• Description of the task: Please retype the records below exactly, from the first line through the line containing "const yTicks = [0, 1, 2, 3, 4, 5, 6];", and leave out any pictures.

Source code of charts
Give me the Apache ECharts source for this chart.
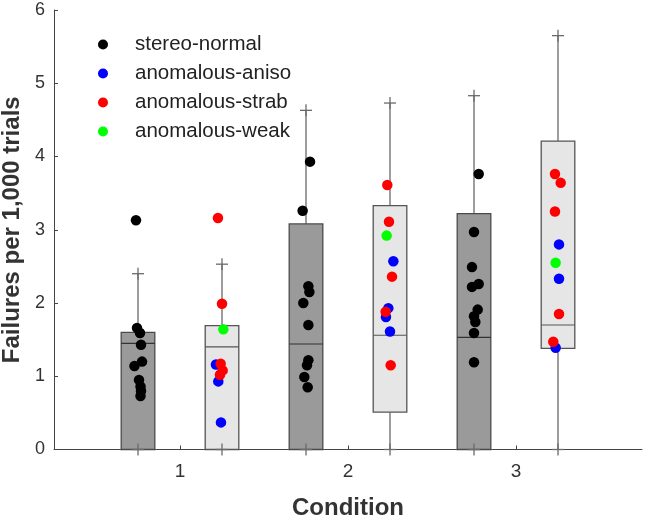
<!DOCTYPE html>
<html>
<head>
<meta charset="utf-8">
<script src="https://cdn.jsdelivr.net/npm/echarts@6/dist/echarts.min.js"></script>
<style>html,body{margin:0;padding:0;background:#fff}#c{width:645px;height:517px}</style>
</head>
<body>
<div id="c"></div>
<script>
// ---- data ----
const conditions = [1, 2, 3];
const xTickLabels = ['1', '2', '3'];
const yTicks = [0, 1, 2, 3, 4, 5, 6];

// box statistics (stereo-normal group, dark boxes)
const normalLow = [0, 0, 0];
const normalQ1 = [0, 0, 0];
const normalMedian = [1.45, 1.44, 1.53];
const normalQ3 = [1.60, 3.08, 3.22];
const normalHigh = [2.40, 4.63, 4.83];

// box statistics (anomalous group, light boxes)
const anomLow = [0, 0, 0];
const anomQ1 = [0, 0.51, 1.38];
const anomMedian = [1.40, 1.56, 1.70];
const anomQ3 = [1.69, 3.33, 4.21];
const anomHigh = [2.53, 4.73, 5.65];

// individual observers per condition
const normalVals = [
  [3.13, 1.66, 1.59, 1.43, 1.20, 1.14, 0.95, 0.86, 0.80, 0.73],
  [3.93, 3.26, 2.23, 2.15, 2.00, 1.70, 1.22, 1.15, 0.99, 0.85],
  [3.76, 2.97, 2.49, 2.26, 2.22, 1.91, 1.82, 1.74, 1.59, 1.19]
];
const normalJitter = [
  [-0.012, -0.006, 0.012, 0.018, 0.024, -0.021, 0.006, 0.015, 0.018, 0.015],
  [0.024, -0.020, 0.014, 0.020, -0.016, 0.014, 0.014, 0.006, -0.010, 0.010],
  [0.028, 0, -0.012, 0.028, -0.012, 0.022, 0, 0.008, 0, 0]
];
const anisoVals = [[1.16, 0.93, 0.37], [2.57, 1.93, 1.81, 1.61], [2.80, 2.33, 1.39]];
const anisoJitter = [[-0.036, -0.022, -0.006], [0.020, -0.010, -0.024, 0], [0.006, 0.006, -0.014]];
const strabVals = [[3.16, 1.99, 1.17, 1.08, 1.02], [3.61, 3.11, 2.36, 1.88, 1.15], [3.76, 3.64, 3.25, 1.85, 1.47]];
const strabJitter = [[-0.024, 0, -0.008, 0.004, -0.012], [-0.016, -0.006, 0.012, -0.026, 0.004], [-0.018, 0.016, -0.018, 0.006, -0.028]];
const weakVals = [[1.64], [2.92], [2.55]];
const weakJitter = [[0.008], [-0.020], [-0.014]];

const seriesNames = ['stereo-normal', 'anomalous-aniso', 'anomalous-strab', 'anomalous-weak'];

// ---- layout / style ----
const OFFSET = 0.25, BOX_W = 0.2;
const FONT = '"Liberation Sans", Arial, sans-serif';

function boxData(c, lo, q1, med, q3, hi, off) {
  return c.map((x, i) => [x + off, lo[i], q1[i], med[i], q3[i], hi[i]]);
}
function pts(vals, jit, off) {
  const out = [];
  conditions.forEach((x, i) => vals[i].forEach((v, j) => out.push([x + off + jit[i][j], v])));
  return out;
}

function boxRender(fill, edge, medColor) {
  return function (params, api) {
    const x = api.value(0);
    const lo = api.coord([x, api.value(1)]);
    const q1 = api.coord([x, api.value(2)]);
    const md = api.coord([x, api.value(3)]);
    const q3 = api.coord([x, api.value(4)]);
    const hi = api.coord([x, api.value(5)]);
    const w = api.size([BOX_W, 0])[0];
    const cx = q1[0];
    const lineStyle = { stroke: '#6a6a6a', lineWidth: 1.3 };
    const cap = 6;
    const children = [
      { type: 'line', shape: { x1: cx, y1: q3[1], x2: cx, y2: hi[1] }, style: lineStyle },
      { type: 'line', shape: { x1: cx, y1: q1[1], x2: cx, y2: lo[1] }, style: lineStyle },
      { type: 'rect', shape: { x: cx - w / 2, y: q3[1], width: w, height: q1[1] - q3[1] },
        style: { fill: fill, stroke: edge, lineWidth: 1.3 } },
      { type: 'line', shape: { x1: cx - w / 2, y1: md[1], x2: cx + w / 2, y2: md[1] },
        style: { stroke: medColor, lineWidth: 1.2 } },
      { type: 'line', shape: { x1: cx - cap, y1: hi[1], x2: cx + cap, y2: hi[1] }, style: lineStyle },
      { type: 'line', shape: { x1: cx, y1: hi[1] - cap, x2: cx, y2: hi[1] + cap }, style: lineStyle },
      { type: 'line', shape: { x1: cx - cap, y1: lo[1], x2: cx + cap, y2: lo[1] }, style: lineStyle },
      { type: 'line', shape: { x1: cx, y1: lo[1] - cap, x2: cx, y2: lo[1] + cap }, style: lineStyle }
    ];
    return { type: 'group', children: children };
  };
}

const chart = echarts.init(document.getElementById('c'), null, { renderer: 'canvas' });
const dot = 10.5;
chart.setOption({
  animation: false,
  backgroundColor: '#fff',
  grid: { left: 54, right: 3, top: 10, bottom: 67.5, containLabel: false, outerBoundsMode: 'none' },
  legend: {
    data: seriesNames,
    orient: 'vertical',
    left: 93, top: 29,
    icon: 'circle',
    itemWidth: 10, itemHeight: 10, itemGap: 8,
    textStyle: { fontFamily: FONT, fontSize: 20.5, color: '#222', lineHeight: 20, padding: [0, 0, 0, 22] },
    selectedMode: false
  },
  xAxis: {
    type: 'value', min: 0.25, max: 3.75,
    splitLine: { show: false },
    axisLine: { show: true, onZero: false, lineStyle: { color: '#444', width: 1 } },
    axisTick: { show: true, inside: true, length: 4, customValues: conditions, lineStyle: { color: '#444' } },
    axisLabel: { customValues: conditions, formatter: v => xTickLabels[conditions.indexOf(Math.round(v))] || '',
      fontFamily: FONT, fontSize: 19, color: '#333', margin: 13 },
    name: 'Condition', nameLocation: 'middle', nameGap: 47,
    nameTextStyle: { fontFamily: FONT, fontSize: 24, fontWeight: 'bold', color: '#333' }
  },
  yAxis: {
    type: 'value', min: yTicks[0], max: yTicks[yTicks.length - 1], interval: 1,
    splitLine: { show: false },
    axisLine: { show: true, lineStyle: { color: '#444', width: 1 } },
    axisTick: { show: true, inside: true, length: 4, lineStyle: { color: '#444' } },
    axisLabel: { fontFamily: FONT, fontSize: 18, color: '#333', margin: 9 },
    name: 'Failures per 1,000 trials', nameLocation: 'middle', nameGap: 27,
    nameTextStyle: { fontFamily: FONT, fontSize: 24, fontWeight: 'bold', color: '#333' }
  },
  series: [
    { type: 'custom', name: 'box-normal', renderItem: boxRender('#9a9a9a', '#4a4a4a', '#333'),
      data: boxData(conditions, normalLow, normalQ1, normalMedian, normalQ3, normalHigh, -OFFSET),
      encode: { x: 0, y: [1, 2, 3, 4, 5] }, z: 1, silent: true },
    { type: 'custom', name: 'box-anom', renderItem: boxRender('#e6e6e6', '#555', '#555'),
      data: boxData(conditions, anomLow, anomQ1, anomMedian, anomQ3, anomHigh, OFFSET),
      encode: { x: 0, y: [1, 2, 3, 4, 5] }, z: 1, silent: true },
    { type: 'scatter', name: seriesNames[0], data: pts(normalVals, normalJitter, -OFFSET),
      symbolSize: dot, itemStyle: { color: '#000', opacity: 1 }, z: 3 },
    { type: 'scatter', name: seriesNames[1], data: pts(anisoVals, anisoJitter, OFFSET),
      symbolSize: dot, itemStyle: { color: '#0000ff', opacity: 1 }, z: 3 },
    { type: 'scatter', name: seriesNames[2], data: pts(strabVals, strabJitter, OFFSET),
      symbolSize: dot, itemStyle: { color: '#ff0000', opacity: 1 }, z: 4 },
    { type: 'scatter', name: seriesNames[3], data: pts(weakVals, weakJitter, OFFSET),
      symbolSize: dot, itemStyle: { color: '#00ff00', opacity: 1 }, z: 5 }
  ]
});
</script>
</body>
</html>
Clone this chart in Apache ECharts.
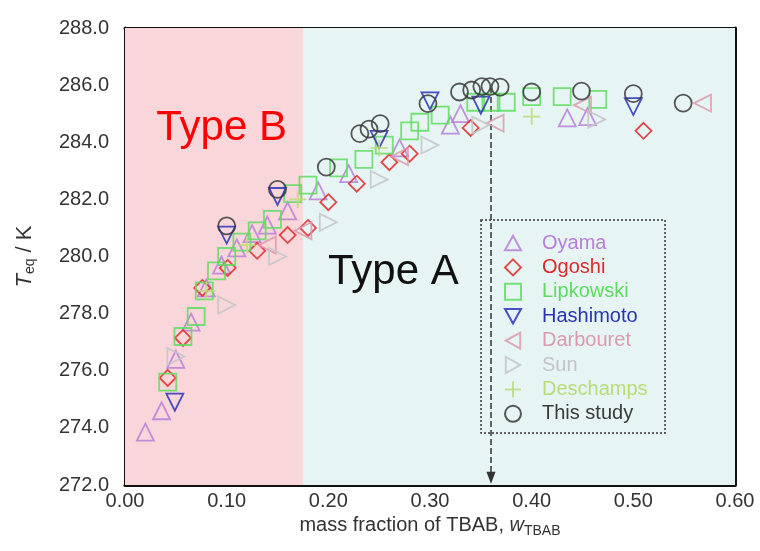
<!DOCTYPE html>
<html><head><meta charset="utf-8">
<script src="https://cdn.jsdelivr.net/npm/echarts@6/dist/echarts.min.js"></script>
<style>html,body{margin:0;padding:0;background:#fff}#c{width:760px;height:551px}</style>
</head><body><div id="c"></div>
<script>
// ---- data ----
const seriesNames = ['Oyama','Ogoshi','Lipkowski','Hashimoto','Darbouret','Sun','Deschamps','This study'];
const oyama = [[0.02,273.85],[0.036,274.6],[0.05,276.4],[0.065,277.7],[0.08,278.9],[0.095,279.7],[0.11,280.3],[0.125,280.8],[0.14,281.1],[0.16,281.6],[0.19,282.3],[0.22,282.9],[0.27,283.8],[0.32,284.6],[0.33,285.0],[0.435,284.85],[0.455,284.9]];
const ogoshi = [[0.042,275.75],[0.057,277.15],[0.076,278.9],[0.101,279.6],[0.13,280.2],[0.16,280.75],[0.18,281.0],[0.20,281.9],[0.228,282.55],[0.26,283.3],[0.28,283.6],[0.34,284.5],[0.51,284.4]];
const lipkowski = [[0.042,275.6],[0.057,277.2],[0.07,277.9],[0.078,278.8],[0.09,279.5],[0.10,280.0],[0.115,280.5],[0.13,280.9],[0.145,281.3],[0.165,282.2],[0.18,282.5],[0.21,283.1],[0.235,283.4],[0.255,283.9],[0.28,284.4],[0.29,284.7],[0.31,284.95],[0.345,285.4],[0.36,285.4],[0.375,285.4],[0.40,285.6],[0.43,285.6],[0.465,285.5]];
const hashimoto = [[0.049,274.9],[0.10,280.75],[0.15,282.1],[0.25,284.1],[0.30,285.45],[0.35,285.3],[0.50,285.25]];
const darbouret = [[0.14,280.4],[0.175,280.9],[0.27,283.5],[0.364,284.67],[0.45,285.3],[0.568,285.37]];
const sun = [[0.05,276.5],[0.10,278.3],[0.15,280.0],[0.20,281.2],[0.25,282.7],[0.30,283.9],[0.35,284.6],[0.464,284.8]];
const deschamps = [[0.08,278.8],[0.12,280.4],[0.17,282.0],[0.25,283.8],[0.40,284.9]];
const thisStudy = [[0.10,281.07],[0.15,282.35],[0.198,283.13],[0.231,284.3],[0.24,284.46],[0.251,284.65],[0.298,285.35],[0.329,285.76],[0.341,285.83],[0.351,285.95],[0.359,285.95],[0.369,285.93],[0.40,285.76],[0.449,285.79],[0.50,285.7],[0.549,285.37]];
const xTickLabels = ['0.00','0.10','0.20','0.30','0.40','0.50','0.60'];
const yTickLabels = ['272.0','274.0','276.0','278.0','280.0','282.0','284.0','286.0','288.0'];
const typeBoundary = 0.175;
const arrowX = 0.36, arrowTop = 285.9, arrowBottom = 272.25;
const typeBLabel = {text:'Type B', x:0.095, y:284.5};
const typeALabel = {text:'Type A', x:0.264, y:279.45};

// ---- styles ----
const colors = ['#b77fd9','#e02a2a','#5fdc5f','#2933b5','#dc9aae','#c4c4c8','#b8dc78','#3a3a3a'];
const TRI_UP = 'path://M5,0L10,9L0,9Z';
const TRI_DOWN = 'path://M0,0L10,0L5,9Z';
const TRI_LEFT = 'path://M9,0L9,10L0,5Z';
const TRI_RIGHT = 'path://M0,0L0,10L9,5Z';
const PLUS = 'path://M5,0L5,10M0,5L10,5';
const symbols = [TRI_UP,'diamond','rect',TRI_DOWN,TRI_LEFT,TRI_RIGHT,PLUS,'circle'];
const sizes = [17,16,17,17,17,17,17,17];
const datas = [oyama,ogoshi,lipkowski,hashimoto,darbouret,sun,deschamps,thisStudy];

const FONT = 'Liberation Sans, Arial, sans-serif';
const chart = echarts.init(document.getElementById('c'));

const series = seriesNames.map((n,i)=>({
  name:n, type:'scatter', data:datas[i], symbol:symbols[i], symbolSize:sizes[i],
  itemStyle:{color:'rgba(255,255,255,0)', borderColor:colors[i], borderWidth:1.8, opacity:0.85},
  z: 3+i
}));
series.unshift({
  name:'bg', type:'scatter', data:[], silent:true, z:1,
  markArea:{silent:true, data:[
    [{coord:[0,272], itemStyle:{color:'#f9d6d9'}},{coord:[typeBoundary,288]}],
    [{coord:[typeBoundary,272], itemStyle:{color:'#e6f4f4'}},{coord:[0.6,288]}]
  ]},
  markLine:{silent:true, symbol:['none','triangle'], symbolSize:[9,12],
    lineStyle:{color:'#333', width:1.5, type:'dashed'}, label:{show:false},
    data:[[{coord:[arrowX,arrowTop]},{coord:[arrowX,arrowBottom]}]]},
  markPoint:{silent:true, symbol:'circle', symbolSize:0, data:[
    {coord:[typeBLabel.x,typeBLabel.y], label:{show:true, formatter:typeBLabel.text, color:'#ff0000', fontSize:42, fontFamily:FONT, position:'inside'}},
    {coord:[typeALabel.x,typeALabel.y], label:{show:true, formatter:typeALabel.text, color:'#111', fontSize:42, fontFamily:FONT, position:'inside'}}
  ]}
});

const axisCommon = {axisLine:{show:true, onZero:false, lineStyle:{color:'#111', width:3}},
  axisTick:{show:true, inside:true, length:6, lineStyle:{color:'#111', width:2}},
  splitLine:{show:false}};

chart.setOption({
  animation:false,
  backgroundColor:'#fff',
  grid:{left:125, right:25, top:28, bottom:66, containLabel:false, outerBoundsMode:'none'},
  xAxis:[
    Object.assign({type:'value', min:0, max:0.6, interval:0.1, position:'bottom',
      axisLabel:{color:'#333', fontSize:20, fontFamily:FONT, margin:6, formatter:(v)=>xTickLabels[Math.round(v*10)]},
      name:'{n|mass fraction of TBAB, }{i|w}{s|TBAB}', nameLocation:'middle', nameGap:27,
      nameTextStyle:{rich:{n:{fontSize:20,color:'#333',fontFamily:FONT}, i:{fontSize:20,color:'#333',fontStyle:'italic',fontFamily:FONT}, s:{fontSize:14,color:'#333',fontFamily:FONT, padding:[10,0,0,0]}}}
    }, axisCommon),
    Object.assign({type:'value', min:0, max:0.6, interval:0.1, position:'top', axisLabel:{show:false}}, axisCommon)
  ],
  yAxis:[
    Object.assign({type:'value', min:272, max:288, interval:2, position:'left',
      axisLabel:{color:'#333', fontSize:20, fontFamily:FONT, margin:16, formatter:(v)=>yTickLabels[Math.round((v-272)/2)]},
      name:'{i|T}{s|eq}{n| / K}', nameLocation:'middle', nameGap:88, nameRotate:90,
      nameTextStyle:{rich:{i:{fontSize:22,color:'#333',fontStyle:'italic',fontFamily:FONT}, s:{fontSize:14,color:'#333',fontFamily:FONT,padding:[10,0,0,0]}, n:{fontSize:22,color:'#333',fontFamily:FONT}}}
    }, axisCommon),
    Object.assign({type:'value', min:272, max:288, interval:2, position:'right', axisLabel:{show:false}}, axisCommon)
  ],
  legend:{orient:'vertical', left:504, top:233, padding:0, itemWidth:16, itemHeight:16, itemGap:4.4,
    data:seriesNames.map((n,i)=>({name:n, icon:symbols[i], textStyle:{color:colors[i]}})),
    textStyle:{fontSize:20, lineHeight:18, fontFamily:FONT, padding:[0,0,0,16]}},
  graphic:[{type:'rect', shape:{x:481, y:220, width:184, height:213}, silent:true, z:100,
    style:{fill:'none', stroke:'#333', lineWidth:1.5, lineDash:[2,2]}}],
  series
});
</script></body></html>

• Written answer:
Give me the Apache ECharts source for this chart.
<!DOCTYPE html>
<html>
<head>
<meta charset="utf-8">
<script src="https://cdn.jsdelivr.net/npm/echarts@6/dist/echarts.min.js"></script>
<style>html,body{margin:0;padding:0;background:#fff}#c{width:645px;height:517px}</style>
</head>
<body>
<div id="c"></div>
<script>
// ---- data ----
const conditions = [1, 2, 3];
const xTickLabels = ['1', '2', '3'];
const yTicks = [0, 1, 2, 3, 4, 5, 6];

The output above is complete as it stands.